What each service page should include
A strong service page usually follows a practical flow. Start with a clear overview of the service and who it is for. Then explain the types of projects you handle, your process, common issues you solve, and why homeowners choose your company for that work.
From there, add proof and conversion elements. That may include project photos, short testimonials, badges, financing details, FAQs, or a direct estimate form. Not every page needs every element, but every page should make the next step obvious.
Contractor website content guide for page structure
A useful structure often looks like this in practice: a strong headline, a short introduction, service details, project types, what makes your process different, proof, and a call to action. If your pages skip from a headline straight to a form with little substance in between, you may lose both rankings and trust.
Length depends on competition and service complexity. A highly competitive roofing or HVAC page usually needs more depth than a simple contact page. At the same time, long pages are not automatically better. If the extra copy does not answer questions or support trust, it is just noise.
Common content mistakes contractors make
The most common issue is sameness. Too many contractor sites use identical phrases about quality, professionalism, and customer satisfaction without backing them up. Those words are not harmful, but they do not differentiate your business.
Another problem is burying the value proposition. If a homeowner has to scroll too far to see what you offer and where you work, the page is underperforming. The basics should be immediate.
Thin area pages are another frequent issue. If every town page says the same thing with a different location name, it creates a weak user experience and limited SEO value. It is better to build fewer, stronger pages around actual service demand.
Some businesses also ignore content maintenance. Services change, teams grow, review volume increases, and target towns shift. Website content should be updated as the business evolves. A stale site sends the wrong signal.
When to add blogs and supporting content
Not every contractor needs a heavy blogging strategy. If your main service and location pages are weak, fix those first. Core site content usually drives more direct lead impact.
That said, supporting articles can help when they answer high-intent questions tied to your services. Topics like roof replacement vs repair, signs of foundation movement, or how long a bathroom remodel takes can support search visibility and pre-qualify leads. The key is relevance. Random blog posts with no connection to your services rarely move the business.
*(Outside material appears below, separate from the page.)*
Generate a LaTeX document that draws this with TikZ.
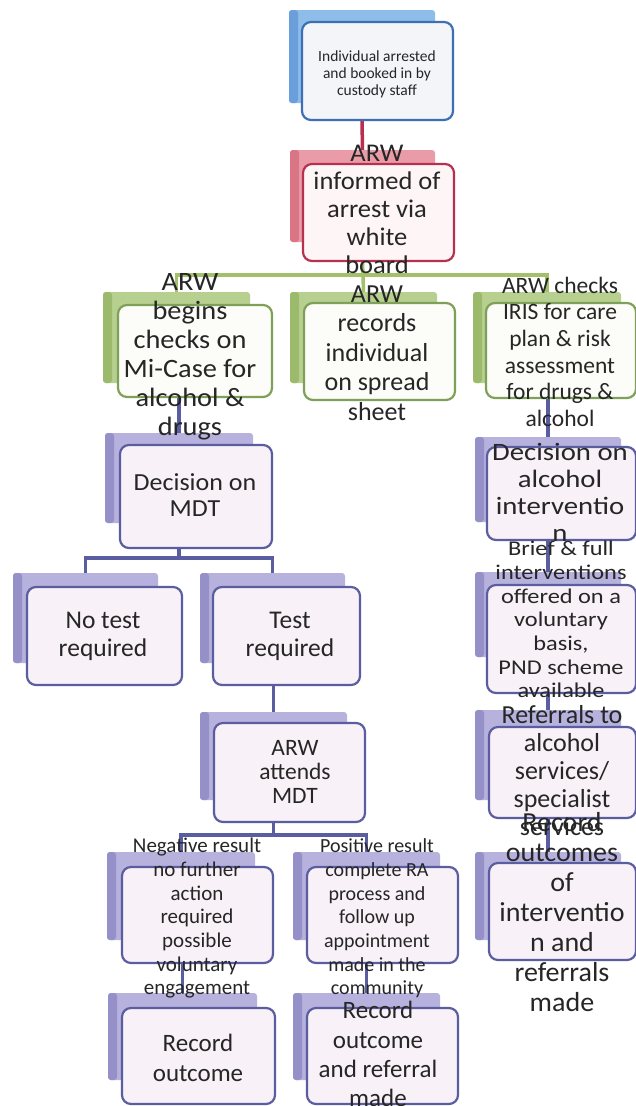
\documentclass[tikz,border=0pt]{standalone}
\usepackage{fontspec}
\usepackage{graphicx}
\setmainfont{Carlito}
\usetikzlibrary{backgrounds}
\definecolor{bluebk}{HTML}{8DBDE8}
\definecolor{bluedk}{HTML}{6A9FDB}
\definecolor{bluefr}{HTML}{3E6EB4}
\definecolor{bluefill}{HTML}{F3F5F9}
\definecolor{redbk}{HTML}{E99CA7}
\definecolor{reddk}{HTML}{D97584}
\definecolor{redfr}{HTML}{B8304F}
\definecolor{redfill}{HTML}{FDF5F6}
\definecolor{grnbk}{HTML}{B7D08F}
\definecolor{grndk}{HTML}{9CBA6C}
\definecolor{grnfr}{HTML}{7FA058}
\definecolor{grnln}{HTML}{A3C16A}
\definecolor{grnfill}{HTML}{FCFCF8}
\definecolor{purbk}{HTML}{B6B2DD}
\definecolor{purdk}{HTML}{9590C8}
\definecolor{purfr}{HTML}{5A5EA0}
\definecolor{purfill}{HTML}{F8F1F7}
\definecolor{txtc}{HTML}{262626}
\newcommand\hs[2]{\scalebox{#1}[1]{\begin{tabular}{@{}c@{}}#2\end{tabular}}}
\tikzset{
  back/.style 2 args={inner sep=0pt, outer sep=0pt, anchor=north west, rounded corners=3pt,
    fill=#1, path picture={\fill[#2] (path picture bounding box.north west) rectangle ([xshift=9pt]path picture bounding box.south west);}},
  front/.style 2 args={inner sep=0pt, outer sep=0pt, anchor=north west, rounded corners=9pt,
    line width=2.2pt, draw=#1, fill=#2},
  txt/.style={text=txtc, inner sep=0pt, yshift=-3pt},
  conn/.style={line width=3.5pt, draw=#1},
}
\begin{document}
\begin{tikzpicture}[x=1pt,y=-1pt]
\useasboundingbox (0,0) rectangle (636,1106);
\begin{pgfonlayer}{background}
\fill[white] (0,0) rectangle (636,1106);
\end{pgfonlayer}
% back boxes
\node[back={bluebk}{bluedk}, minimum width=146pt, minimum height=93pt] (b1) at (289,10) {};
\node[back={redbk}{reddk}, minimum width=145pt, minimum height=92pt] (b2) at (290,150) {};
\node[back={grnbk}{grndk}, minimum width=147pt, minimum height=91pt] (b3a) at (103,292) {};
\node[back={grnbk}{grndk}, minimum width=147pt, minimum height=91pt] (b3b) at (290,292) {};
\node[back={grnbk}{grndk}, minimum width=148pt, minimum height=91pt] (b3c) at (473,292) {};
\node[back={purbk}{purdk}, minimum width=148pt, minimum height=90pt] (b4) at (105,433) {};
\node[back={purbk}{purdk}, minimum width=145pt, minimum height=90pt] (b5a) at (13,573) {};
\node[back={purbk}{purdk}, minimum width=145pt, minimum height=90pt] (b5b) at (200,573) {};
\node[back={purbk}{purdk}, minimum width=147pt, minimum height=88pt] (b6) at (200,712) {};
\node[back={purbk}{purdk}, minimum width=146pt, minimum height=85pt] (b7) at (475,437) {};
\node[back={purbk}{purdk}, minimum width=146pt, minimum height=85pt] (b8) at (475,572) {};
\node[back={purbk}{purdk}, minimum width=146pt, minimum height=90pt] (b9) at (475,710) {};
\node[back={purbk}{purdk}, minimum width=146pt, minimum height=88pt] (b10) at (475,852) {};
\node[back={purbk}{purdk}, minimum width=148pt, minimum height=88pt] (b11) at (107,852) {};
\node[back={purbk}{purdk}, minimum width=147pt, minimum height=88pt] (b12) at (293,852) {};
\node[back={purbk}{purdk}, minimum width=149pt, minimum height=87pt] (b13) at (108,993) {};
\node[back={purbk}{purdk}, minimum width=147pt, minimum height=87pt] (b14) at (293,993) {};
% front boxes
\node[front={bluefr}{bluefill}, minimum width=151pt, minimum height=98pt] (f1) at (302,22) {};
\node[front={redfr}{redfill}, minimum width=151pt, minimum height=97pt] (f2) at (303,164) {};
\node[front={grnfr}{grnfill}, minimum width=154pt, minimum height=92pt] (f3a) at (118,305) {};
\node[front={grnfr}{grnfill}, minimum width=151pt, minimum height=97pt] (f3b) at (304,303) {};
\node[front={grnfr}{grnfill}, minimum width=150pt, minimum height=95pt] (f3c) at (486,303) {};
\node[front={purfr}{purfill}, minimum width=152pt, minimum height=103pt] (f4) at (120,445) {};
\node[front={purfr}{purfill}, minimum width=155pt, minimum height=98pt] (f5a) at (27,587) {};
\node[front={purfr}{purfill}, minimum width=147pt, minimum height=98pt] (f5b) at (213,587) {};
\node[front={purfr}{purfill}, minimum width=151pt, minimum height=99pt] (f6) at (214,723) {};
\node[front={purfr}{purfill}, minimum width=149pt, minimum height=93pt] (f7) at (487,447) {};
\node[front={purfr}{purfill}, minimum width=149pt, minimum height=108pt] (f8) at (487,585) {};
\node[front={purfr}{purfill}, minimum width=147pt, minimum height=91pt] (f9) at (489,727) {};
\node[front={purfr}{purfill}, minimum width=147pt, minimum height=97pt] (f10) at (489,863) {};
\node[front={purfr}{purfill}, minimum width=151pt, minimum height=96pt] (f11) at (122,867) {};
\node[front={purfr}{purfill}, minimum width=151pt, minimum height=96pt] (f12) at (307,867) {};
\node[front={purfr}{purfill}, minimum width=153pt, minimum height=96pt] (f13) at (122,1008) {};
\node[front={purfr}{purfill}, minimum width=151pt, minimum height=96pt] (f14) at (307,1008) {};
% junction points
\coordinate (hg) at ([yshift=17pt]b3a.north);
\coordinate (hp1) at ([yshift=15pt]b5a.north);
\coordinate (hp2) at ([yshift=17pt]b11.north);
% connectors
\begin{pgfonlayer}{background}
\draw[conn=redfr] (b1.center |- f1.south) -- (b2.north);
\draw[conn=grnln] (b2.center |- f2.south) -- (b3b.north);
\draw[conn=grnln] (b3a.north) -- (hg) -| (b3c.north);
\draw[conn=purfr] (b4.north |- f3a.south) -- (b4.north);
\draw[conn=purfr] (b4.center |- f4.south) -- (b4.center |- hp1);
\draw[conn=purfr] (b5a.north) -- (hp1) -| (b5b.north);
\draw[conn=purfr] (b6.north |- f5b.south) -- (b6.north);
\draw[conn=purfr] (b6.center |- f6.south) -- (b6.center |- hp2);
\draw[conn=purfr] (b11.north) -- (hp2) -| (b12.north);
\draw[conn=purfr] (b13.north |- f11.south) -- (b13.north);
\draw[conn=purfr] (b14.north |- f12.south) -- (b14.north);
\draw[conn=purfr] (b7.north |- f3c.south) -- (b7.north);
\draw[conn=purfr] (b8.north |- f7.south) -- (b8.north);
\draw[conn=purfr] (b9.north |- f8.south) -- (b9.north);
\draw[conn=purfr] (b10.north |- f9.south) -- (b10.north);
\end{pgfonlayer}
% texts
\node[txt, font=\fontsize{15.5}{17}\selectfont] (t1) at (377,72) {\hs{1}{Individual arrested\\and booked in by\\custody staff}};
\node[txt, font=\fontsize{25.5}{28}\selectfont] (t2) at (377,209) {\hs{1.04}{ARW\\informed of\\arrest via\\white\\board}};
\node[txt, font=\fontsize{26.5}{29}\selectfont] (t3a) at (190,354.5) {\hs{1.07}{ARW\\begins\\checks on\\Mi-Case for\\alcohol \&\\drugs}};
\node[txt, font=\fontsize{26}{29.5}\selectfont] (t3b) at (377,352.5) {\hs{1}{ARW\\records\\individual\\on spread\\sheet}};
\node[txt, font=\fontsize{23.5}{26.6}\selectfont] (t3c) at (560,351.5) {\hs{1}{ARW checks\\IRIS for care\\plan \& risk\\assessment\\for drugs \&\\alcohol}};
\node[txt, font=\fontsize{24.5}{26}\selectfont] (t4) at (195,495.5) {\hs{1.06}{Decision on\\MDT}};
\node[txt, font=\fontsize{25.5}{28}\selectfont] (t5a) at (103,634) {\hs{1}{No test\\required}};
\node[txt, font=\fontsize{25.5}{28}\selectfont] (t5b) at (290,634) {\hs{1}{Test\\required}};
\node[txt, font=\fontsize{23.5}{24}\selectfont] (t6) at (295,771.5) {\hs{1}{ARW\\attends\\MDT}};
\node[txt, font=\fontsize{25}{27}\selectfont] (t7) at (560,492.5) {\hs{1.15}{Decision on\\alcohol\\interventio\\n}};
\node[txt, font=\fontsize{21}{23.7}\selectfont] (t8) at (561,619) {\hs{1.16}{Brief \& full\\interventions\\offered on a\\voluntary\\basis,\\PND scheme\\available}};
\node[txt, font=\fontsize{26}{28}\selectfont] (t9) at (562,771) {\hs{1}{Referrals to\\alcohol\\services/\\specialist\\services}};
\node[txt, font=\fontsize{27.5}{30}\selectfont] (t10) at (562,912) {\hs{1.02}{Record\\outcomes\\of\\interventio\\n and\\referrals\\made}};
\node[txt, font=\fontsize{21}{23.7}\selectfont] (t11) at (197,916) {\hs{1}{Negative result\\no further\\action\\required\\possible\\voluntary\\engagement}};
\node[txt, font=\fontsize{20}{23.7}\selectfont] (t12) at (377,916) {\hs{1}{Positive result\\complete RA\\process and\\follow up\\appointment\\made in the\\community}};
\node[txt, font=\fontsize{25}{30}\selectfont] (t13) at (198,1057) {\hs{1}{Record\\outcome}};
\node[txt, font=\fontsize{25}{29.3}\selectfont] (t14) at (378,1054) {\hs{1}{Record\\outcome\\and referral\\made}};
\end{tikzpicture}
\end{document}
For many local contractors, a smaller content strategy built around high-value pages performs better than publishing often without a plan. Referlink Consulting typically sees stronger results when businesses tighten their core website structure before expanding outward.
How to know your website content is working
Better content should show up in more than rankings alone. You should see stronger engagement on service pages, better lead quality, and more consistent conversion paths. If traffic rises but estimate requests stay flat, the content may be attracting the wrong searches or failing to build enough trust.
Look at which pages generate calls and form fills. Pay attention to whether certain services or towns perform better. Those patterns can guide where to expand content next. Content should support strategic growth, not just fill space on a website.
A contractor website does not need fancy language to perform well. It needs clarity, structure, local relevance, and proof. If your site can quickly show homeowners what you do, where you do it, and why they should feel confident reaching out, the content is doing its job. That is the standard worth building toward.